Production Day: Where Preparation Meets Reality

On a good production day, things run quietly. Not because nothing is happening but because everything was planned. The lighting is set before the talent walks in. The audio levels are checked and double-checked. The shot list is on a clipboard, not in someone’s head. When you walk onto a well-run set, you can feel the difference immediately. There’s a calm efficiency to it. Everyone knows their role.

Camera choice matters, but it’s not the whole story. A Sony FX3 in the wrong hands will give you worse results than a well operated Canon R6 in the right ones. We always say: the operator is the gear. Knowing how to expose for skin tones, how to manage rolling shutter in a fast moving environment, how to pull focus manually during a walk and talk, these are skills. They take years to develop. And they show up in the final cut whether you notice them consciously or not.

Audio on set is a whole discipline on its own. A lavalier mic clipped badly will rub against fabric every time the subject moves. A boom mic pointed at the wrong angle will pick up room noise instead of the voice. We run dual audio on every shoot a primary and a backup. Because the one time you don’t, something will go wrong. That’s not pessimism. That’s just experience talking.

B-roll is not filler. This is a common misconception. B-roll is the visual language of your story. It’s the close-up of the hands. The product on the shelf. The team laughing in the background. When cut correctly, B-roll transforms a talking-head video into something that actually holds attention. We plan our B-roll as carefully as our primary shots. It’s not an afterthought. It’s half the story.

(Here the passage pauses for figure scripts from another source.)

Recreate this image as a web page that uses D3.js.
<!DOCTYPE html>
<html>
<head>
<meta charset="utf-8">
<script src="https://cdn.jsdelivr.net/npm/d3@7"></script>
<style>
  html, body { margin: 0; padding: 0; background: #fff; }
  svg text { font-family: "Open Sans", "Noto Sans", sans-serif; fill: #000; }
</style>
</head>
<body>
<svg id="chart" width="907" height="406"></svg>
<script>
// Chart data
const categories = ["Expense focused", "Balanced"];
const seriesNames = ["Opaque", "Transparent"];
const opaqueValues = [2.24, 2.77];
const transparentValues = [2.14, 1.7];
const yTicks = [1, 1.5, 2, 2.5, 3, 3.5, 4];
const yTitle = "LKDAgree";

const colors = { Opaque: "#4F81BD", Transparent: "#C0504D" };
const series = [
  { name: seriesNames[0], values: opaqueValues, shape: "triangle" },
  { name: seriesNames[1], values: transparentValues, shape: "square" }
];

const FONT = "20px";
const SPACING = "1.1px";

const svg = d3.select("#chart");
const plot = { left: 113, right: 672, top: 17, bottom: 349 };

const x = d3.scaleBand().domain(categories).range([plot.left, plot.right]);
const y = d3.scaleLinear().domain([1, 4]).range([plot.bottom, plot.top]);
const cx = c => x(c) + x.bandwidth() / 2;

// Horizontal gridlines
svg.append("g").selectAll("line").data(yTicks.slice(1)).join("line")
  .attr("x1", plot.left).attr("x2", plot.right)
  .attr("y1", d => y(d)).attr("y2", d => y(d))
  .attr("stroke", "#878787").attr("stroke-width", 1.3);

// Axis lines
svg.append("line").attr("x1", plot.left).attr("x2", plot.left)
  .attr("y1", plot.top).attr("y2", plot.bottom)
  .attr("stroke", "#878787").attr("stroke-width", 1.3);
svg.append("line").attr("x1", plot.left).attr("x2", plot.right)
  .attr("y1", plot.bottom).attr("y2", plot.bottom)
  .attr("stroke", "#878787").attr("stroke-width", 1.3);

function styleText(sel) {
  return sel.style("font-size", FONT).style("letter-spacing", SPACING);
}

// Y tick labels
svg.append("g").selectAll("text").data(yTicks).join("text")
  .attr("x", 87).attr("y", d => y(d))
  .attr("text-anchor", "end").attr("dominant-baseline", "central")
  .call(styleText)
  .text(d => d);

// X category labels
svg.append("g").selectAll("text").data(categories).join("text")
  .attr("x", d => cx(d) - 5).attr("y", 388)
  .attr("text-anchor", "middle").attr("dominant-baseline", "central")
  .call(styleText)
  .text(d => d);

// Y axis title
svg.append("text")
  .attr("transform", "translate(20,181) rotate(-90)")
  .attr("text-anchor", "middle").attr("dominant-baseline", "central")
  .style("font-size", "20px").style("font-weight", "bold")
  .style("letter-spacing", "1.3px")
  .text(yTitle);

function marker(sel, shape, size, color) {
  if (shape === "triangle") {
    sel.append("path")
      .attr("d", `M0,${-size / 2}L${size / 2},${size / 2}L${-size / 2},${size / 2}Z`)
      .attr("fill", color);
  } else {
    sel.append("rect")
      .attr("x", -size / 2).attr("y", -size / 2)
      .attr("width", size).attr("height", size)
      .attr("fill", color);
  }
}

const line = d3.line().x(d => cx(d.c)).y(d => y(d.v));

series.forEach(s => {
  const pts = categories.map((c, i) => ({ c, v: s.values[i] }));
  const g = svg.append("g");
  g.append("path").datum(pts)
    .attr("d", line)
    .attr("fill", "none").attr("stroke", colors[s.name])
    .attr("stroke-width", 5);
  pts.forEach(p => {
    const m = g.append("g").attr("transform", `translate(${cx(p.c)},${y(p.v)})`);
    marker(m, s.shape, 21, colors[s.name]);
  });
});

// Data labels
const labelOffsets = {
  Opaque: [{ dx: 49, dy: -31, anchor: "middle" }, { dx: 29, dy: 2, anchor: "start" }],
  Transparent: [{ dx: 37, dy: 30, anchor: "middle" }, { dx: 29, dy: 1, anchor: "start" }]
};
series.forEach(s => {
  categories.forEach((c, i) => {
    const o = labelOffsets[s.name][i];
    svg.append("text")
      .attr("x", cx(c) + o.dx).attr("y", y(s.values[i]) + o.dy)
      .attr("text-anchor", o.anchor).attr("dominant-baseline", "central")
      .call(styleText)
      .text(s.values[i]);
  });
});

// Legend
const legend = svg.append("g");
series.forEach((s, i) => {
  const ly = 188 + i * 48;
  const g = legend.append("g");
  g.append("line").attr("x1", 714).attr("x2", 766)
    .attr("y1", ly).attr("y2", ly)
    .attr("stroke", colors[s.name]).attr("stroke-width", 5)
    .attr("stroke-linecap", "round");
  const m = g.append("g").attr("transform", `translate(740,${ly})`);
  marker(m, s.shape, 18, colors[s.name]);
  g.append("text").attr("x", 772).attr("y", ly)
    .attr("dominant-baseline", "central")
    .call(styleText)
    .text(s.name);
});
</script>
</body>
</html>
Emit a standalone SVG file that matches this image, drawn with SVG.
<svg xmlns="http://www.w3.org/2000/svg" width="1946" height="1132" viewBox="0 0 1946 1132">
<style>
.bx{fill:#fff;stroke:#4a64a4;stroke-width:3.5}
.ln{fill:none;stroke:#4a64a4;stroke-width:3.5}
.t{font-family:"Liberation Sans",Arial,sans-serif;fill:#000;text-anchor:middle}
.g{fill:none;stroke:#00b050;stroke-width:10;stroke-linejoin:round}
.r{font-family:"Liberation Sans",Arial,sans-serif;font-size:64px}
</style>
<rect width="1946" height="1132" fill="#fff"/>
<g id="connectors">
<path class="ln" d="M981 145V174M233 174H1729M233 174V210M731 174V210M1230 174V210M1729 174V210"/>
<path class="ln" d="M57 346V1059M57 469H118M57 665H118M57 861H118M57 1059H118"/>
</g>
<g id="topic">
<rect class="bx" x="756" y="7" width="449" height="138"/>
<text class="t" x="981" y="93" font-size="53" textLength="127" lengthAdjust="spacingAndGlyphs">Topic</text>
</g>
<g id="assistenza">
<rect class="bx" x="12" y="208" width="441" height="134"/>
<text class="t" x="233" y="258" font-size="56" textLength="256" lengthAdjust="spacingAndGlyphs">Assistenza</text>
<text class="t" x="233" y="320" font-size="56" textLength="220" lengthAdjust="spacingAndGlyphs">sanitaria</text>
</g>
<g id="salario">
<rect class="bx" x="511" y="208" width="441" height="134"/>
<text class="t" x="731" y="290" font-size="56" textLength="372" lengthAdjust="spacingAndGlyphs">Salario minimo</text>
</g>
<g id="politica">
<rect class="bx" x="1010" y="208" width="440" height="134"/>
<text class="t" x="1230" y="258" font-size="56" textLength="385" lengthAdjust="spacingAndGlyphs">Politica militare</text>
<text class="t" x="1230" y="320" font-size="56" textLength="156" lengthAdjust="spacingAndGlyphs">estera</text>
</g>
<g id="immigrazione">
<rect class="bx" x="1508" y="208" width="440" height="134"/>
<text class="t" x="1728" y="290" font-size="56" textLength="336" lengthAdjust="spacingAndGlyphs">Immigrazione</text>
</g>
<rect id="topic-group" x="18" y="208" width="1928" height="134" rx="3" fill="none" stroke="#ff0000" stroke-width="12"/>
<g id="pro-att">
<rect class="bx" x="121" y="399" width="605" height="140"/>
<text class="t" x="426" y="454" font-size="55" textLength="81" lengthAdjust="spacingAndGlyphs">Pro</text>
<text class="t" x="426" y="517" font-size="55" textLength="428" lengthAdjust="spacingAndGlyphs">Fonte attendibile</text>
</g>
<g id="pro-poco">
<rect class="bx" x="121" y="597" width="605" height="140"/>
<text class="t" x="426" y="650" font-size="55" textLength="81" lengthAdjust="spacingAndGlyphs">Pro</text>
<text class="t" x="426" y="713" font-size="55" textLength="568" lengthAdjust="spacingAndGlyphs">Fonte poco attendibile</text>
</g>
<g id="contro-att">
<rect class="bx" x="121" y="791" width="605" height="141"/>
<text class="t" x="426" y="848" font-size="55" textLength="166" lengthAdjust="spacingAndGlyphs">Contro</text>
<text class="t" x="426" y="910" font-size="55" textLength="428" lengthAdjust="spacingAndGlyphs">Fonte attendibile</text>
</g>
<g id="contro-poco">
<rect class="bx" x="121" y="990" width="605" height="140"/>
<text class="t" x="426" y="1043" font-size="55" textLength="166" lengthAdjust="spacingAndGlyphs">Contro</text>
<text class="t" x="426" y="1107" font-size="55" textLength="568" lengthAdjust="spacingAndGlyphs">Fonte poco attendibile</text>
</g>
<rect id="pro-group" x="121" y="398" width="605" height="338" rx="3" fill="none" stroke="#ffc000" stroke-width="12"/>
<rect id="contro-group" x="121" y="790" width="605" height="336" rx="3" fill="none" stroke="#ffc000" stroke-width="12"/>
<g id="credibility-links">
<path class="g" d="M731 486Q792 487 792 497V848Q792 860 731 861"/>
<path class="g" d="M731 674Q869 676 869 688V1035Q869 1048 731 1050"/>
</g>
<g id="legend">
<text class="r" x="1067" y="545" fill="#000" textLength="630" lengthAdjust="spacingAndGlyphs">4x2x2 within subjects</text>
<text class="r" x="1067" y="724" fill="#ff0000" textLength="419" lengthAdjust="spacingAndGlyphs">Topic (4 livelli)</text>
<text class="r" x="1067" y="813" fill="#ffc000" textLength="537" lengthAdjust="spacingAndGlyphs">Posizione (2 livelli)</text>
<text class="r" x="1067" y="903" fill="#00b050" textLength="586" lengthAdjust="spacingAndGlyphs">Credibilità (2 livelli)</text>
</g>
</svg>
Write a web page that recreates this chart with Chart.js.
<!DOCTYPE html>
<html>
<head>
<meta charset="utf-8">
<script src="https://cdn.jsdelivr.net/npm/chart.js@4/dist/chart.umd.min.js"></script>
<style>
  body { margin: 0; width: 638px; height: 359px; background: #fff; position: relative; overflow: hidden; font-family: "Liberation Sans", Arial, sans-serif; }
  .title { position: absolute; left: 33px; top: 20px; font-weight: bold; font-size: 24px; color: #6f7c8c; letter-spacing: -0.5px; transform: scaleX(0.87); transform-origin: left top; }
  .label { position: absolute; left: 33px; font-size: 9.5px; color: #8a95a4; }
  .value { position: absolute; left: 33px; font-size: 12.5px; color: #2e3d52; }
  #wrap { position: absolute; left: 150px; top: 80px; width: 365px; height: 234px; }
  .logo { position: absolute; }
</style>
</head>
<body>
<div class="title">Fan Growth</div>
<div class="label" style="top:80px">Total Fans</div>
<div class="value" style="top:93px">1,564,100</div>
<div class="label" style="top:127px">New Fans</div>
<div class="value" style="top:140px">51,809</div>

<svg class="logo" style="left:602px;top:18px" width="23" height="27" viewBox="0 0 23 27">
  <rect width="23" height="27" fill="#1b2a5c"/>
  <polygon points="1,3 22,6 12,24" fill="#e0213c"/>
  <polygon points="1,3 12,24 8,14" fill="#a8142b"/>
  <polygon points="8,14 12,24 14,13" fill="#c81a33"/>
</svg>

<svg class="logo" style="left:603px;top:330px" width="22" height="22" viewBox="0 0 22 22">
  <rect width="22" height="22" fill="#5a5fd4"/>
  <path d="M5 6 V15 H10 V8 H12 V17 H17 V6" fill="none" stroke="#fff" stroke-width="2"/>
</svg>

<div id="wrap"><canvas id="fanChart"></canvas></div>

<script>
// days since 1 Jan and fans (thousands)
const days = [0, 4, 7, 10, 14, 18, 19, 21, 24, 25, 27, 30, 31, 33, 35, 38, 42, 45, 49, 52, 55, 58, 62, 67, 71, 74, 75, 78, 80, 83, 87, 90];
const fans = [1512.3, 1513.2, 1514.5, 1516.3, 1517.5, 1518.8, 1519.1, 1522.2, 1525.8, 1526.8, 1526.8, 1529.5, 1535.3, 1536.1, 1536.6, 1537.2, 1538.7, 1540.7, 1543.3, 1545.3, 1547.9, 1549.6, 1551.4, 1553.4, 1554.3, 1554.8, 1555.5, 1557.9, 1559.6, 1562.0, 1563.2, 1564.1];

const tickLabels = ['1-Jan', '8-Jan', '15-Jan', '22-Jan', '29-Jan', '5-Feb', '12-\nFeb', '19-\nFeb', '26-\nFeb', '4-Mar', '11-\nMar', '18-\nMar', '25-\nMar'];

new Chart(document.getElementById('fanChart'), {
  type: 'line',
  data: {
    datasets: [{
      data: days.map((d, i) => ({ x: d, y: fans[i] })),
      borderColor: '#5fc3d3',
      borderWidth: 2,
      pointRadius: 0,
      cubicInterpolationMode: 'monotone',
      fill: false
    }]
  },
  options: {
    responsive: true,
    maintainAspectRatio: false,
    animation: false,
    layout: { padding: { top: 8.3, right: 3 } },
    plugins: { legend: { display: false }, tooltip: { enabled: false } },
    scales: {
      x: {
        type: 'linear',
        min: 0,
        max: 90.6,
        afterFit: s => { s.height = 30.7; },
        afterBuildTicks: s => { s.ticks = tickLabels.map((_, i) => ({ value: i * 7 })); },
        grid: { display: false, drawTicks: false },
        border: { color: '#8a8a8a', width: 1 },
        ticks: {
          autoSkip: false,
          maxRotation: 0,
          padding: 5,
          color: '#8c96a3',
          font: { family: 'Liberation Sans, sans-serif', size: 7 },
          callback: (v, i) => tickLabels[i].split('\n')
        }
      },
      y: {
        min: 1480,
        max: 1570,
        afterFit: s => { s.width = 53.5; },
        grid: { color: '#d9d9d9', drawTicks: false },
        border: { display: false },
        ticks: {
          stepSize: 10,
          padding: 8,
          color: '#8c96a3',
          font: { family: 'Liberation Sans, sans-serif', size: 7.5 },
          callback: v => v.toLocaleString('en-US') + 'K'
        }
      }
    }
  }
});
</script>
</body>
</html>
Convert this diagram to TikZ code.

Post-Production: Where Good Footage Becomes a Great Story

Post is where most people underestimate the time involved. “Just cut it together” is something we hear more than we’d like. A clean, professional edit of a three-minute brand video can take anywhere from eight to twenty hours depending on the complexity. That includes the rough cut, the fine cut, colour grading, audio mixing, sound design, motion graphics, and the inevitable round of client revisions. Every one of those steps matters.

Audio post-production is its own world. Dialogue editing. Noise reduction. EQ and compression. Reverb matching between different recording environments. Music licensing and mix levels. Getting the dialogue to sit cleanly on top of the music without either one fighting for space that’s a skill called “mixing,” and it’s what separates a video that sounds “fine” from one that sounds genuinely professional. Most people can’t tell you why one sounds better. They just know it does.

Colour grading is the visual equivalent of audio mixing. It’s not just about making things look “cinematic.” It’s about consistency. Every shot in your video needs to feel like it belongs in the same world. If your indoor shots are warm and your outdoor shots are cold and blue, the edit feels disjointed even if the viewer can’t articulate why. A proper grade ties everything together. It’s the difference between a video that looks “shot” and one that looks “made.”

A Chester WorX video editor colour grading and finishing a professional brand film on a multi-monitor editing setup.